One of its prevailing themes focused on the issue of awareness and how employees’ current familiarity with AI technology might affect their overall perception of it in the workplace.

Researchers took an initial survey asking respondents whether they used AI in their day-to-day jobs. Around two thirds (66%) indicated that they believed the answer was no, likely picturing ultra-advanced futuristic technologies like those seen in popular films or read about in science fiction novels.

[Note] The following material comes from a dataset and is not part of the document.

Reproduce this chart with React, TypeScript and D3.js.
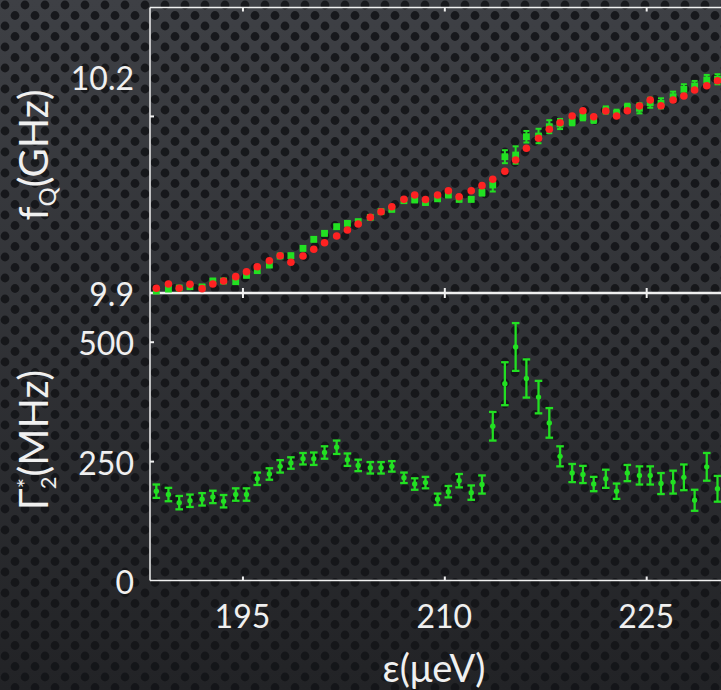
import { useEffect, useRef } from 'react';
import * as d3 from 'd3';

// detuning ε (μeV), one per measured point
const epsilon = [
  188.6, 189.5, 190.3, 191.1, 192.0, 192.8, 193.6, 194.5, 195.3, 196.1,
  197.0, 197.8, 198.6, 199.5, 200.3, 201.1, 202.0, 202.8, 203.6, 204.5,
  205.3, 206.1, 207.0, 207.8, 208.6, 209.5, 210.3, 211.1, 212.0, 212.8,
  213.6, 214.5, 215.3, 216.1, 217.0, 217.8, 218.6, 219.5, 220.3, 221.1,
  222.0, 222.8, 223.6, 224.5, 225.3, 226.1, 227.0, 227.8, 228.6, 229.5,
  230.3,
];

// qubit frequency, model (red)
const fqModel = [
  9.9065, 9.9125, 9.9065, 9.912, 9.906, 9.9125, 9.9166, 9.9226, 9.9295, 9.9364,
  9.9447, 9.9516, 9.9425, 9.9512, 9.9605, 9.9696, 9.9789, 9.9872, 9.9955, 10.0047,
  10.0125, 10.0194, 10.0296, 10.0356, 10.0294, 10.0356, 10.0415, 10.0332, 10.0415, 10.0485,
  10.0573, 10.0684, 10.084, 10.1002, 10.114, 10.1265, 10.1356, 10.1449, 10.1522, 10.1439,
  10.1518, 10.1449, 10.1522, 10.1587, 10.167, 10.1591, 10.167, 10.1726, 10.1809, 10.1868,
  10.1937,
];

// qubit frequency, measured (green)
const fqMeasured = [
  9.9028, 9.9055, 9.9069, 9.9087, 9.9083, 9.9166, 9.9166, 9.9156, 9.9245, 9.9309,
  9.9387, 9.9512, 9.9516, 9.9618, 9.9743, 9.9826, 9.9917, 9.9964, 9.9986, 10.0047,
  10.0125, 10.0158, 10.0277, 10.0287, 10.0252, 10.0303, 10.0356, 10.0296, 10.0296, 10.0388,
  10.0494, 10.0886, 10.0909, 10.1162, 10.1172, 10.1301, 10.1338, 10.137, 10.1439, 10.1403,
  10.1532, 10.1486, 10.1569, 10.1555, 10.1633, 10.1624, 10.1716, 10.1818, 10.1864, 10.1947,
  10.1957,
];

const fqErr = [
  0.003, 0.003, 0.003, 0.003, 0.003, 0.003, 0.003, 0.003, 0.003, 0.003,
  0.003, 0.003, 0.003, 0.003, 0.003, 0.003, 0.003, 0.003, 0.003, 0.003,
  0.003, 0.003, 0.003, 0.003, 0.003, 0.003, 0.003, 0.003, 0.003, 0.004,
  0.009, 0.009, 0.012, 0.008, 0.010, 0.009, 0.007, 0.005, 0.005, 0.005,
  0.005, 0.005, 0.005, 0.007, 0.007, 0.007, 0.007, 0.007, 0.007, 0.007,
  0.007,
];

// dephasing rate Γ*2 (MHz)
const gamma = [
  187, 180, 163, 167, 170, 175, 166, 180, 180, 213,
  223, 239, 246, 255, 255, 268, 279, 253, 241, 236,
  236, 239, 215, 202, 205, 170, 186, 209, 184, 201,
  323, 412, 489, 423, 384, 330, 260, 225, 222, 202,
  213, 187, 225, 220, 220, 203, 206, 216, 168, 238,
  192,
];

const gammaErr = [
  14, 14, 14, 13, 13, 13, 13, 13, 13, 13,
  12, 13, 12, 12, 13, 13, 14, 13, 12, 12,
  12, 11, 11, 12, 12, 12, 12, 14, 15, 19,
  30, 45, 50, 40, 34, 31, 21, 19, 18, 15,
  19, 16, 17, 19, 19, 22, 24, 27, 22, 29,
  27,
];

const xTicks = [195, 210, 225];
const fqTickLabels = [9.9, 10.2];
const fqTickMarks = [10.145];
const gammaTickLabels = [0, 250, 500];
const gammaTickMarks = [250, 500];

const FONT = 'Lato, "Open Sans", sans-serif';
const WHITE = '#f0f0f0';
const RED = '#ff2222';
const GREEN = '#22e022';

export default function App() {
  const svgRef = useRef(null);

  useEffect(() => {
    const svg = d3.select(svgRef.current);
    svg.selectAll('*').remove();

    const width = 721;
    const height = 690;
    const left = 150;
    const right = 735;
    const top = 7.5;
    const mid = 293;
    const bottom = 580.5;

    const x = d3.scaleLinear().domain([188.13, 231.6]).range([left, right]);
    const yTop = d3.scaleLinear().domain([9.9, 10.295]).range([mid, top]);
    const yBot = d3.scaleLinear().domain([0, 602]).range([bottom, mid]);

    // background: gradient + perforated dot pattern
    const defs = svg.append('defs');
    const grad = defs.append('linearGradient').attr('id', 'bg').attr('x1', 0).attr('y1', 0).attr('x2', 0).attr('y2', 1);
    grad.append('stop').attr('offset', '0%').attr('stop-color', '#3e4045');
    grad.append('stop').attr('offset', '100%').attr('stop-color', '#222326');
    const pat = defs.append('pattern').attr('id', 'dots').attr('patternUnits', 'userSpaceOnUse')
      .attr('width', 20).attr('height', 21);
    pat.append('circle').attr('cx', 5).attr('cy', 5).attr('r', 4.4).attr('fill', '#131417').attr('opacity', 0.9);
    pat.append('circle').attr('cx', 15).attr('cy', 15.5).attr('r', 4.4).attr('fill', '#131417').attr('opacity', 0.9);

    svg.append('rect').attr('width', width).attr('height', height).attr('fill', 'url(#bg)');
    svg.append('rect').attr('width', width).attr('height', height).attr('fill', 'url(#dots)');

    // frame
    const frame = svg.append('g').attr('stroke', WHITE).attr('fill', 'none');
    frame.append('line').attr('x1', left).attr('x2', right).attr('y1', top).attr('y2', top).attr('stroke-width', 1.5);
    frame.append('line').attr('x1', left).attr('x2', left).attr('y1', top).attr('y2', bottom).attr('stroke-width', 1.5);
    frame.append('line').attr('x1', left).attr('x2', right).attr('y1', mid).attr('y2', mid).attr('stroke-width', 2.5);
    frame.append('line').attr('x1', left).attr('x2', right).attr('y1', bottom).attr('y2', bottom).attr('stroke-width', 1.5);

    // inward tick marks
    const tickAxis = (axis, tx, ty) => {
      const g = svg.append('g').attr('transform', `translate(${tx},${ty})`).call(axis);
      g.select('.domain').remove();
      g.selectAll('line').attr('stroke', WHITE).attr('stroke-width', 2);
      g.selectAll('text').remove();
    };
    tickAxis(d3.axisTop(x).tickValues(xTicks).tickSize(-4).tickFormat(() => ''), 0, top);
    tickAxis(d3.axisBottom(x).tickValues(xTicks).tickSize(-5).tickFormat(() => ''), 0, mid);
    tickAxis(d3.axisTop(x).tickValues(xTicks).tickSize(-5).tickFormat(() => ''), 0, mid);
    tickAxis(d3.axisBottom(x).tickValues(xTicks).tickSize(-4).tickFormat(() => ''), 0, bottom);
    tickAxis(d3.axisLeft(yTop).tickValues(fqTickMarks).tickSize(-4).tickFormat(() => ''), left, 0);
    tickAxis(d3.axisLeft(yBot).tickValues(gammaTickMarks).tickSize(-4).tickFormat(() => ''), left, 0);

    // tick labels
    const labels = svg.append('g').attr('fill', WHITE).attr('font-family', FONT).attr('font-size', 32);
    labels.selectAll('.xl').data(xTicks).join('text')
      .attr('x', (d) => x(d)).attr('y', 628).attr('text-anchor', 'middle').text((d) => d);
    labels.selectAll('.yt').data(fqTickLabels).join('text')
      .attr('x', 134).attr('y', (d) => yTop(d)).attr('dy', '0.42em').attr('text-anchor', 'end').text((d) => d.toFixed(1));
    labels.selectAll('.yb').data(gammaTickLabels).join('text')
      .attr('x', 134).attr('y', (d) => yBot(d)).attr('dy', '0.42em').attr('text-anchor', 'end').text((d) => d);

    // axis titles
    const t1 = svg.append('text').attr('transform', 'translate(48,155) rotate(-90)').attr('text-anchor', 'middle')
      .attr('fill', WHITE).attr('font-family', FONT).attr('font-size', 40);
    t1.append('tspan').text('f');
    t1.append('tspan').attr('font-size', 24).attr('dy', 8).text('Q');
    t1.append('tspan').attr('dy', -8).text('(GHz)');

    const t2 = svg.append('text').attr('transform', 'translate(48,440) rotate(-90)').attr('text-anchor', 'middle')
      .attr('fill', WHITE).attr('font-family', FONT).attr('font-size', 40);
    t2.append('tspan').text('Γ');
    t2.append('tspan').attr('font-size', 24).attr('dy', -14).text('*');
    t2.append('tspan').attr('font-size', 22).attr('dx', -11).attr('dy', 22).text('2');
    t2.append('tspan').attr('dy', -8).text('(MHz)');

    svg.append('text').attr('x', 434).attr('y', 682).attr('text-anchor', 'middle')
      .attr('fill', WHITE).attr('font-family', FONT).attr('font-size', 38).text('ε(μeV)');

    // top panel: measured squares with error bars, model circles above
    const topData = epsilon.map((e, i) => ({ e, m: fqMeasured[i], err: fqErr[i], r: fqModel[i] }));
    const gTop = svg.append('g');
    const tg = gTop.selectAll('.tg').data(topData).join('g').attr('stroke', GREEN).attr('stroke-width', 2);
    tg.append('line').attr('x1', (d) => x(d.e)).attr('x2', (d) => x(d.e))
      .attr('y1', (d) => yTop(d.m - d.err)).attr('y2', (d) => yTop(d.m + d.err));
    tg.append('line').attr('x1', (d) => x(d.e) - 3).attr('x2', (d) => x(d.e) + 3)
      .attr('y1', (d) => yTop(d.m - d.err)).attr('y2', (d) => yTop(d.m - d.err));
    tg.append('line').attr('x1', (d) => x(d.e) - 3).attr('x2', (d) => x(d.e) + 3)
      .attr('y1', (d) => yTop(d.m + d.err)).attr('y2', (d) => yTop(d.m + d.err));
    tg.append('rect').attr('x', (d) => x(d.e) - 3.4).attr('y', (d) => yTop(d.m) - 3.4)
      .attr('width', 6.8).attr('height', 6.8).attr('fill', GREEN).attr('stroke', 'none');
    gTop.selectAll('.tr').data(topData).join('circle')
      .attr('cx', (d) => x(d.e)).attr('cy', (d) => yTop(d.r)).attr('r', 3.8).attr('fill', RED);

    // bottom panel: dephasing rate with error bars
    const botData = epsilon.map((e, i) => ({ e, v: gamma[i], err: gammaErr[i] }));
    const bg = svg.append('g').selectAll('.bg').data(botData).join('g').attr('stroke', GREEN).attr('stroke-width', 2.3);
    bg.append('line').attr('x1', (d) => x(d.e)).attr('x2', (d) => x(d.e))
      .attr('y1', (d) => yBot(d.v - d.err)).attr('y2', (d) => yBot(d.v + d.err));
    bg.append('line').attr('x1', (d) => x(d.e) - 3.8).attr('x2', (d) => x(d.e) + 3.8)
      .attr('y1', (d) => yBot(d.v - d.err)).attr('y2', (d) => yBot(d.v - d.err));
    bg.append('line').attr('x1', (d) => x(d.e) - 3.8).attr('x2', (d) => x(d.e) + 3.8)
      .attr('y1', (d) => yBot(d.v + d.err)).attr('y2', (d) => yBot(d.v + d.err));
    bg.append('circle').attr('cx', (d) => x(d.e)).attr('cy', (d) => yBot(d.v)).attr('r', 2.7)
      .attr('fill', GREEN).attr('stroke', 'none');

    return () => {
      svg.selectAll('*').remove();
    };
  }, []);

  return (
    <svg ref={svgRef} width={721} height={690} style={{ position: 'absolute', left: 0, top: 0, display: 'block' }} />
  );
}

However, when the same group was then prompted with examples of specific AI-enabled tools like business productivity software, calendar schedulers, and CRM applications, roughly 43% backtracked and stated that they used such technologies on a casual or regular basis.

François Candelon, global director of the BCG Henderson Institute and coauthor of the report, highlights this pattern as a key factor in AI adoption: “When individuals don’t know that they are using AI, they naturally have a harder time recognizing its value.”

He argues that a greater understanding of what AI is and how it can be applied to various business tasks – as well as its potential implications for the workplace – is essential for convincing employees of its benefits.

Another key finding of the report, there seems to be some tangible evidence of AI’s effectiveness and potential ROI in the working world.

Survey results noted that 64% of respondents believe the technology has derived some form of value in their jobs, which is a stark contrast to the 8% who report feeling less satisfied in their role because of it.

The research went on to further state that those who did see value in the use of AI were 3.4 times as likely to be satisfied in their jobs, while professionals who receive AI-based suggestions on performance improvement were 1.8 times as likely to feel competent in their work. 

Of the specific uses study participants believed AI to be the most helpful for, interactions with team members (56%), managers (47%), and other people in their departments (52%) topped the list.

All in all, roughly 60% of total respondents stated that they view the technology as a tool for success, not a threat to their job. 

The Bottom Line

When individuals feel that AI technologies are helpful and improve their self-determination in the form of competency, autonomy, and relatedness, they’re more likely to experience satisfaction in their jobs. As Shervin Khodabandeh, senior partner and managing director at BCG, co leader of GAMMA in North America, and coauthor of the report, puts it: “The relationship between individual and organizational value from AI is additive, not zero-sum.”